These momentum products have delivered subpar risk-adjusted returns relative to the broader market since 2015, per a new paper from authors including Fed economist Ayelen Banegas. Whether it’s elevated transaction costs or design flaws, the performance is so linked to the market overall that their diversification value is found wanting, the research argues. Put simply, these funds aren’t offering investors anything special.

“I’ve seen a lot of hype about factor investing,” Carlo Rosa, Banegas’s co-author and an assistant professor at University of Calabria, said by phone. “But for an investor, it seems that the economic value of momentum funds is not great.”

The paper isn’t a direct rebuttal of the virtues of the momentum strategy itself, which was pioneered by firms like AQR Capital Management. Each quant executes the strategy differently and many only use it as part of a broader multi-factor portfolio. But the research contributes to the raging debate on whether quantitative investing via mainstream funds has become over-hyped.

Using an approach known as smart beta, portfolios slice and dice the market using indexes tuned to classic investing factors like momentum in a bid to outrun the market. A multi-year proliferation has seen smart-beta’s presence expand to almost a quarter of the $7 trillion market of exchange-traded funds.

Like the rest of the industry, momentum strategies have seen exponential growth, with assets expanding at a rate that’s three times that of conventional funds since 2006.

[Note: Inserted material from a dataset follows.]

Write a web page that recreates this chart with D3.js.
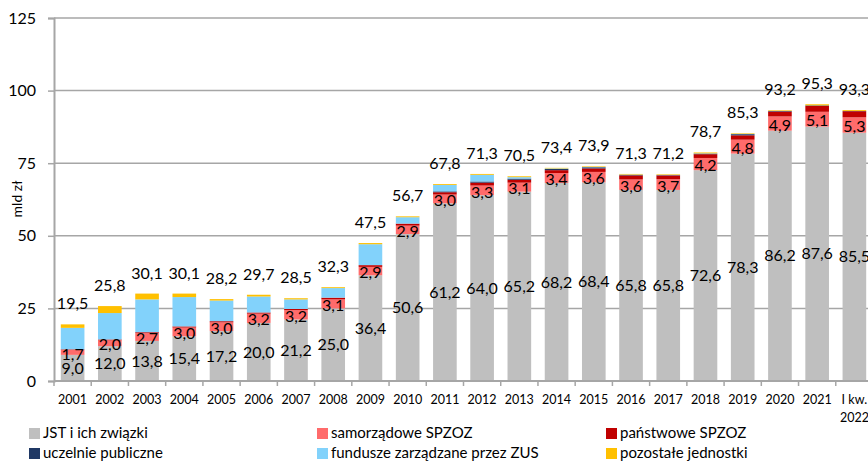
<!DOCTYPE html>
<html>
<head>
<meta charset="utf-8">
<script src="https://cdn.jsdelivr.net/npm/d3@7"></script>
<style>
  html, body { margin: 0; padding: 0; background: #fff; }
  #chart { width: 868px; height: 461px; }
  text { font-family: Lato, "Open Sans", sans-serif; fill: #000; }
</style>
</head>
<body>
<div id="chart"><svg></svg></div>
<script>
// kategorie (lata)
var categories = ["2001","2002","2003","2004","2005","2006","2007","2008","2009","2010",
  "2011","2012","2013","2014","2015","2016","2017","2018","2019","2020","2021","I kw.\n2022"];

// serie (mld zł)
var jst        = [9.0,12.0,13.8,15.4,17.2,20.0,21.2,25.0,36.4,50.6,61.2,64.0,65.2,68.2,68.4,65.8,65.8,72.6,78.3,86.2,87.6,85.5];
var samorzad   = [1.7,2.0,2.7,3.0,3.0,3.2,3.2,3.1,2.9,2.9,3.0,3.3,3.1,3.4,3.6,3.6,3.7,4.2,4.8,4.9,5.1,5.3];
var panstwowe  = [0.2,0.3,0.3,0.4,0.4,0.4,0.4,0.6,0.6,0.7,0.8,1.0,1.0,1.0,1.2,1.4,1.3,1.3,1.5,1.7,2.0,2.1];
var uczelnie   = [0,0,0,0,0,0,0,0,0,0,0.3,0.4,0.4,0.4,0.4,0.2,0.1,0.2,0.4,0.2,0.2,0.1];
var zus        = [7.4,9.1,11.3,10.1,7.1,5.5,3.3,3.3,7.2,2.2,2.2,2.3,0.5,0.2,0.1,0.1,0.1,0.1,0.1,0.0,0.0,0.0];
var pozostale  = [1.2,2.4,2.0,1.2,0.5,0.6,0.4,0.3,0.4,0.3,0.3,0.3,0.3,0.2,0.2,0.2,0.2,0.3,0.2,0.2,0.4,0.3];
var totals     = [19.5,25.8,30.1,30.1,28.2,29.7,28.5,32.3,47.5,56.7,67.8,71.3,70.5,73.4,73.9,71.3,71.2,78.7,85.3,93.2,95.3,93.3];
var yTicks     = [0,25,50,75,100,125];

var seriesNames  = ["JST i ich związki","samorządowe SPZOZ","państwowe SPZOZ","uczelnie publiczne","fundusze zarządzane przez ZUS","pozostałe jednostki"];
var seriesColors = ["#bfbfbf","#ff6b6b","#c00000","#1f3864","#82d2fb","#ffc000"];
var seriesData   = [jst, samorzad, panstwowe, uczelnie, zus, pozostale];

var W = 868, H = 461;
var L = 54, R = -5, T = 18, B = 80;

var svg = d3.select("#chart svg").attr("width", W).attr("height", H);

var x = d3.scaleBand()
    .domain(d3.range(categories.length))
    .range([L, W - R])
    .paddingInner(0.365)
    .paddingOuter(0.1825);
var y = d3.scaleLinear()
    .domain([0, 125])
    .range([H - B, T]);

var fmt = function(v) { return d3.format(".1f")(v).replace(".", ","); };

// siatka
svg.append("g")
    .selectAll("line").data(yTicks.slice(1)).enter()
    .append("line")
    .attr("x1", L).attr("x2", W)
    .attr("y1", function(d) { return y(d); })
    .attr("y2", function(d) { return y(d); })
    .attr("stroke", "#a6a6a6").attr("stroke-width", 1.5);

// dane - stos
var rows = categories.map(function(c, i) {
  var o = { i: i };
  seriesData.forEach(function(s, k) { o["s" + k] = s[i]; });
  return o;
});
var stack = d3.stack().keys(seriesNames.map(function(d, k) { return "s" + k; }));
var layers = stack(rows);

var gData = svg.append("g").attr("class", "data");
gData.selectAll("g").data(layers).enter()
  .append("g")
  .attr("fill", function(d, k) { return seriesColors[k]; })
  .selectAll("rect").data(function(d) { return d; }).enter()
  .append("rect")
  .attr("x", function(d) { return x(d.data.i); })
  .attr("width", x.bandwidth())
  .attr("y", function(d) { return y(d[1]); })
  .attr("height", function(d) { return Math.max(0, y(d[0]) - y(d[1])); });

// osie
var gyAxis = svg.append("g")
    .attr("transform", "translate(" + L + ",0)")
    .call(d3.axisLeft(y).tickValues(yTicks).tickSize(6).tickPadding(12).tickFormat(d3.format("d")));
gyAxis.select(".domain").attr("stroke", "#a6a6a6").attr("stroke-width", 2);
gyAxis.selectAll(".tick line").attr("stroke", "#a6a6a6").attr("stroke-width", 1.5);
gyAxis.selectAll(".tick text").style("font-size", "16px").style("font-family", "Lato, sans-serif").attr("fill", "#000");

var gxAxis = svg.append("g").attr("transform", "translate(0," + y(0) + ")");
gxAxis.append("line").attr("x1", L).attr("x2", W).attr("stroke", "#a6a6a6").attr("stroke-width", 2);
gxAxis.selectAll("line.tk").data(d3.range(categories.length + 1)).enter()
  .append("line")
  .attr("class", "tk")
  .attr("x1", function(i) { return L + i * x.step(); })
  .attr("x2", function(i) { return L + i * x.step(); })
  .attr("y1", 0).attr("y2", 5)
  .attr("stroke", "#a6a6a6").attr("stroke-width", 1.5);
var xt = gxAxis.selectAll("text").data(categories).enter()
  .append("text")
  .attr("text-anchor", "middle")
  .style("font-size", "12.5px")
  .attr("transform", function(d, i) { return "translate(" + (x(i) + x.bandwidth() / 2) + ",23)"; });
xt.each(function(d) {
  var parts = d.split("\n");
  d3.select(this).selectAll("tspan").data(parts).enter()
    .append("tspan").attr("x", 0).attr("dy", function(p, j) { return j ? 18 : 0; })
    .text(function(p) { return p; });
});

// tytuł osi
svg.append("text")
  .attr("transform", "translate(17,199) rotate(-90)")
  .attr("text-anchor", "middle")
  .attr("dy", "0.35em")
  .style("font-size", "14px")
  .text("mld zł");

// etykiety
var lbl = svg.append("g").style("font-size", "16px").attr("text-anchor", "middle");
lbl.selectAll("text.jst").data(jst).enter().append("text")
  .attr("x", function(d, i) { return x(i) + x.bandwidth() / 2; })
  .attr("y", function(d) { return y(d / 2); })
  .attr("dy", "0.35em")
  .text(fmt);
lbl.selectAll("text.sam").data(samorzad).enter().append("text")
  .attr("x", function(d, i) { return x(i) + x.bandwidth() / 2; })
  .attr("y", function(d, i) { return y(jst[i] + d / 2); })
  .attr("dy", "0.45em")
  .text(fmt);
lbl.selectAll("text.tot").data(totals).enter().append("text")
  .attr("x", function(d, i) { return x(i) + x.bandwidth() / 2; })
  .attr("y", function(d) { return y(d) - 15; })
  .text(fmt);

// legenda
var legX = [29, 317, 606], legY = [433, 453];
var leg = svg.append("g").selectAll("g").data(seriesNames).enter()
  .append("g")
  .attr("transform", function(d, k) { return "translate(" + legX[k % 3] + "," + legY[Math.floor(k / 3)] + ")"; });
leg.append("rect").attr("x", 0).attr("y", -5).attr("width", 11).attr("height", 11)
  .attr("fill", function(d, k) { return seriesColors[k]; });
leg.append("text").attr("x", 14).attr("dy", "0.35em").style("font-size", "15px")
  .text(function(d) { return d; });
</script>
</body>
</html>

Read: Billions Flow Into Quant ETFs Behaving Just Like the S&P 500

As popular as they are, their performance is far less impressive. Momentum funds generated negative alpha, or below-market returns, during the last six years, according to the paper titled “A Look Under the Hood of Momentum Funds.” For investors already with money in portfolios based on the original Fama-French factors, adding momentum to the mix did not improve performance much either simply because its return was largely brought about by the overall market.

There are lots of possible reasons for their rough record, from the way they’re constructed, to the costs of transactions and management fees. Or simply badly timed rebalancing. Because many funds only shuffle their holdings quarterly or semi-annually, they’re at risk of failing to keep pace with the market.

The iShares MSCI USA Momentum Factor ETF (ticker MTUM), for example, had a lackluster first half of 2021 after being slow to switch into more economically sensitive shares that were benefiting from bets on a rebound from the pandemic. By the time it had caught up to the market rotation, those cheap and cyclical stocks were in retreat again.

To Banegas and Rosa, another key issue may be at play: the poor performance of the momentum signal itself.

Factor models set forth by academics Eugene Fama and Kenneth French are meant to have both long and short positions. Historically, about half of the momentum style’s alpha stems from the long side, and the other half from the short side. That’s the case over the period from 1927 to 2014.

Since then, however, momentum’s performance has been almost entirely driven by the short side of the portfolio, the authors found. That means chasing winners has stopped working. That happened partly because so much money has piled into the same stocks, like technology shares. And when these equities dominate benchmarks, it’s hard to gain an edge by going after them.

The distortion doesn’t bode well for funds that are restricted from making bets against stocks. Nevertheless Rosa admits that the long side of the trade’s misfiring could be temporary.

“I only looked at six years data and it may not be long enough to completely lose confidence,” he said.